Stated goal: Look over the lines below. Report each one that includes the string "with".
════════════════
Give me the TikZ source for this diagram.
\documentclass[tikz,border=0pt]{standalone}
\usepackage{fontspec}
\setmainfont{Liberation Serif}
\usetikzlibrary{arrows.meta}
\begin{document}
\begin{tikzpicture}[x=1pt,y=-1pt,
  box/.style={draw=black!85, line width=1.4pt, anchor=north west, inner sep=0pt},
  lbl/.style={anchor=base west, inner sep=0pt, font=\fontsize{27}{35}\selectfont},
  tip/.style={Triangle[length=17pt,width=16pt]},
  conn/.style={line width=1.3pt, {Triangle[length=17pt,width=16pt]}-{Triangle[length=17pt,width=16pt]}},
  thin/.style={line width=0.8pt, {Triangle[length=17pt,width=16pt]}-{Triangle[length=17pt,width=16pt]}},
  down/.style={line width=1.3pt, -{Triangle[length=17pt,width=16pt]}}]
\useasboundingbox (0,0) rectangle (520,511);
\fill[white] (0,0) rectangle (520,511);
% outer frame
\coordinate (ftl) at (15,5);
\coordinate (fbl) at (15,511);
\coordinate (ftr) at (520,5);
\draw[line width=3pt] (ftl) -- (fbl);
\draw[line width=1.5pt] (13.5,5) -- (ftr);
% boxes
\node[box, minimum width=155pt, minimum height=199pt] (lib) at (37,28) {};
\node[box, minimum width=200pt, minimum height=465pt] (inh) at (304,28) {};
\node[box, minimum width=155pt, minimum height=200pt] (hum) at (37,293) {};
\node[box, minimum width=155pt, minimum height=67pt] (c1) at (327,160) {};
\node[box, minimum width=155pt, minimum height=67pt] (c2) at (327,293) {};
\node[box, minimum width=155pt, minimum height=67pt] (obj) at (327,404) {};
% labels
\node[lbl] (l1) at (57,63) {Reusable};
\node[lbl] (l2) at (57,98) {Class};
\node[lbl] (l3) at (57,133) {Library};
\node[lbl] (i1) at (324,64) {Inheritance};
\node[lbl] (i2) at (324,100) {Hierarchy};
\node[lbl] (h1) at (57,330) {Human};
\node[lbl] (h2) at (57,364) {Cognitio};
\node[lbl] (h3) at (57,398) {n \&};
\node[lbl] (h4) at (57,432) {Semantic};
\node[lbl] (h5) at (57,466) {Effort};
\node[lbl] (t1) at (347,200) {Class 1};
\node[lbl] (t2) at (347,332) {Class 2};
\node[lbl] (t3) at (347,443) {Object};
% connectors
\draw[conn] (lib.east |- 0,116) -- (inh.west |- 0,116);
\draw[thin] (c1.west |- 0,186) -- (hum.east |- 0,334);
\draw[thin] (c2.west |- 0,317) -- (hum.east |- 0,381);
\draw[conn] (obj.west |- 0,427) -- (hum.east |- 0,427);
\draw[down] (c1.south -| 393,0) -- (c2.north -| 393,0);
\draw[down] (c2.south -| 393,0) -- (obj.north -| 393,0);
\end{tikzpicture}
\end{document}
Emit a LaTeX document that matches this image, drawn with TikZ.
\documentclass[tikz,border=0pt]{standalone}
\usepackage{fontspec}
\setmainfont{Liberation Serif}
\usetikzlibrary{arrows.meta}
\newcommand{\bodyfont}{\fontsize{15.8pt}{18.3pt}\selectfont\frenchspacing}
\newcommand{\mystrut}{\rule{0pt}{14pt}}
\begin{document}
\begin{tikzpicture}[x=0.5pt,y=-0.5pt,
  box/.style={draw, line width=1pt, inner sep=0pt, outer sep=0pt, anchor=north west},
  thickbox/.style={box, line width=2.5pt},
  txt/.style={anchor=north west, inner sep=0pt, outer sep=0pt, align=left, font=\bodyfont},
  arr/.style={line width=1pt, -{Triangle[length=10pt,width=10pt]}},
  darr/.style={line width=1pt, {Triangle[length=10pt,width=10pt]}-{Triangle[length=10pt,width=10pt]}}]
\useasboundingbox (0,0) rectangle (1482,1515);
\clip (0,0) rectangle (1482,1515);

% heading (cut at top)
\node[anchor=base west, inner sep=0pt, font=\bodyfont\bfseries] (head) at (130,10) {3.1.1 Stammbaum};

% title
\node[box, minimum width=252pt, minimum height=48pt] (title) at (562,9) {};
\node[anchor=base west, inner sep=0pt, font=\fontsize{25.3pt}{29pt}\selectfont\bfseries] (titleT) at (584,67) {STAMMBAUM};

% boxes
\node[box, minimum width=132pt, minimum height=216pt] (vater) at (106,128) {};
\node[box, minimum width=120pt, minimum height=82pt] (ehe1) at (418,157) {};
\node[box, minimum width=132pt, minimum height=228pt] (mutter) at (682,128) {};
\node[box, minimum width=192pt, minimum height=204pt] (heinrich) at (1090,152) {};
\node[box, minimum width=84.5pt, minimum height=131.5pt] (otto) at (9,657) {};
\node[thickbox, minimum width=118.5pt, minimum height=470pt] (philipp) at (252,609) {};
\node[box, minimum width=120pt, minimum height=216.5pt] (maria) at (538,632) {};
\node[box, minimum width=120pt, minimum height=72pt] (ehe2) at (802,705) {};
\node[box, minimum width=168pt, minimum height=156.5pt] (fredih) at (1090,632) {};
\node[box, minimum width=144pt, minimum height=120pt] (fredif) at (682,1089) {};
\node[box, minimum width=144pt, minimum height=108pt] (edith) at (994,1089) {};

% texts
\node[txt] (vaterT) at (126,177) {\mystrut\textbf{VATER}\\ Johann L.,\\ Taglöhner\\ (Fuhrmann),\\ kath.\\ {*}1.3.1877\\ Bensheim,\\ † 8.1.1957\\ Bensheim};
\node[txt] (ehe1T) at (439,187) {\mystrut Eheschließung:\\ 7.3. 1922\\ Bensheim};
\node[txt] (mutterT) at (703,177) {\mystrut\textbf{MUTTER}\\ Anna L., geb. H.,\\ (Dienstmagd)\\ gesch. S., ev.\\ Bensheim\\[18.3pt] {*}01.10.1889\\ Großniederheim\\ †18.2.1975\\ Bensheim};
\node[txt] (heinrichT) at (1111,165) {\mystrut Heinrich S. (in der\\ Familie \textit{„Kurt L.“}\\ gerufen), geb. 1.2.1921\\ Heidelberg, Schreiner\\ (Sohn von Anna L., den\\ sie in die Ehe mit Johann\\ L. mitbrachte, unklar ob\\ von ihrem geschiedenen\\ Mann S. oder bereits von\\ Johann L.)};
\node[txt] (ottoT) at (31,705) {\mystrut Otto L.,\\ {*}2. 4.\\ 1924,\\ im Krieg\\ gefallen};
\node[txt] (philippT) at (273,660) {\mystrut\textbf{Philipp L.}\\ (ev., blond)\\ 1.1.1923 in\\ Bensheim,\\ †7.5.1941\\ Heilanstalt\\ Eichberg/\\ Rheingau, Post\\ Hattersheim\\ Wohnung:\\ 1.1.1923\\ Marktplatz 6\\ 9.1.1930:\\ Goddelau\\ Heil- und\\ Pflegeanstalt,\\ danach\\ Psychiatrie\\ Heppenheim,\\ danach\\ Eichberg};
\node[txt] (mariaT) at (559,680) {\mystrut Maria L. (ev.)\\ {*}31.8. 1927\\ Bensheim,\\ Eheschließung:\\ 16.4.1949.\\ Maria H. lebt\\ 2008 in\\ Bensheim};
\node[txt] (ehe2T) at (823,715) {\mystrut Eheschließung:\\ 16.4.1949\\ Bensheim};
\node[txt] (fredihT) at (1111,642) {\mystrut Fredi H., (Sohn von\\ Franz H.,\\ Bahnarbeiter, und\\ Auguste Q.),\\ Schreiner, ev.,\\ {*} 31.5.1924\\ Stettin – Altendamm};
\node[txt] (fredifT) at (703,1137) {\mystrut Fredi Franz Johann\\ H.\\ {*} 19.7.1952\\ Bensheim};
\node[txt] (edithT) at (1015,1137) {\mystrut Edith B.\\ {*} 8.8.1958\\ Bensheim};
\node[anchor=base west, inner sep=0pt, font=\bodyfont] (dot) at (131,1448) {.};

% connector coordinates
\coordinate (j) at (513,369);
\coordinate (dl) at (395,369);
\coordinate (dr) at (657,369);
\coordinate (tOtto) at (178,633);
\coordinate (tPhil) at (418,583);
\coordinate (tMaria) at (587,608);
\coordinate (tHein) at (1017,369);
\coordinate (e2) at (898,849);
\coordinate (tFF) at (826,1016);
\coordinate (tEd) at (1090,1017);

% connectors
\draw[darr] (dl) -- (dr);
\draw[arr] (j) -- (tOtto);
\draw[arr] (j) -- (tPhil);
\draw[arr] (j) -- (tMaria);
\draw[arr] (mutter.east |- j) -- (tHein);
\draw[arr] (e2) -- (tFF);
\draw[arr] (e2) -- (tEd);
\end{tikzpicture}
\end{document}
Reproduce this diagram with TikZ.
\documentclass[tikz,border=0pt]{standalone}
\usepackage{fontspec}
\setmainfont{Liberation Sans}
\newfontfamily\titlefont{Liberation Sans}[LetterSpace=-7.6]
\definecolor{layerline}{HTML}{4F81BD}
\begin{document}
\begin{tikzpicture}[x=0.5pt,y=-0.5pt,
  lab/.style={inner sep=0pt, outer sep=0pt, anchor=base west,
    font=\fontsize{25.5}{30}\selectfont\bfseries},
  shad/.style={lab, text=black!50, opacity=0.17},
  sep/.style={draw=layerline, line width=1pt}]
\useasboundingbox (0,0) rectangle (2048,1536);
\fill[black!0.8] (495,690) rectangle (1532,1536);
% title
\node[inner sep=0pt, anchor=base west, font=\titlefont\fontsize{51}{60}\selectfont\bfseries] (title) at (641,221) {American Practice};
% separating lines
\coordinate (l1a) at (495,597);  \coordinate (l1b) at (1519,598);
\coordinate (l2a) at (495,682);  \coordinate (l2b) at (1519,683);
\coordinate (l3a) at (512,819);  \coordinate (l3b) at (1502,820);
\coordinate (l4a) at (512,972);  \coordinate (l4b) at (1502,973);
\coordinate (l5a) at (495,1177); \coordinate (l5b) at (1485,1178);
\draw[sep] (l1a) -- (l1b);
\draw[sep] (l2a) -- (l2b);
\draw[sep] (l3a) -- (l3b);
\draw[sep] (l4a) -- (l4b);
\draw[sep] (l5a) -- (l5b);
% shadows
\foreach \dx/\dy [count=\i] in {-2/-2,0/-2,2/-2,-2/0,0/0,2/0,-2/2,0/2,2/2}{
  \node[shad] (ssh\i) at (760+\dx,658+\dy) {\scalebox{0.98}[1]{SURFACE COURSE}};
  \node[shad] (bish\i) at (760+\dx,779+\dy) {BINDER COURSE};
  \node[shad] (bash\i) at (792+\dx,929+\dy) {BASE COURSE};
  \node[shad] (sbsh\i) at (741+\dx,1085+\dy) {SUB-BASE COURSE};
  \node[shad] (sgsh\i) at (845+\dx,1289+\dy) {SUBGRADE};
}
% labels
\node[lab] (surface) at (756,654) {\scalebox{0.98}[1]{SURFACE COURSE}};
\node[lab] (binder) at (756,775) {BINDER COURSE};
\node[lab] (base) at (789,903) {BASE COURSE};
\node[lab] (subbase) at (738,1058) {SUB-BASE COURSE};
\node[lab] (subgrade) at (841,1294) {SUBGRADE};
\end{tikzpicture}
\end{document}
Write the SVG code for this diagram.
════════════════
Output of the task:
Emit a LaTeX document that matches this image, drawn with TikZ.
Reproduce this diagram with TikZ.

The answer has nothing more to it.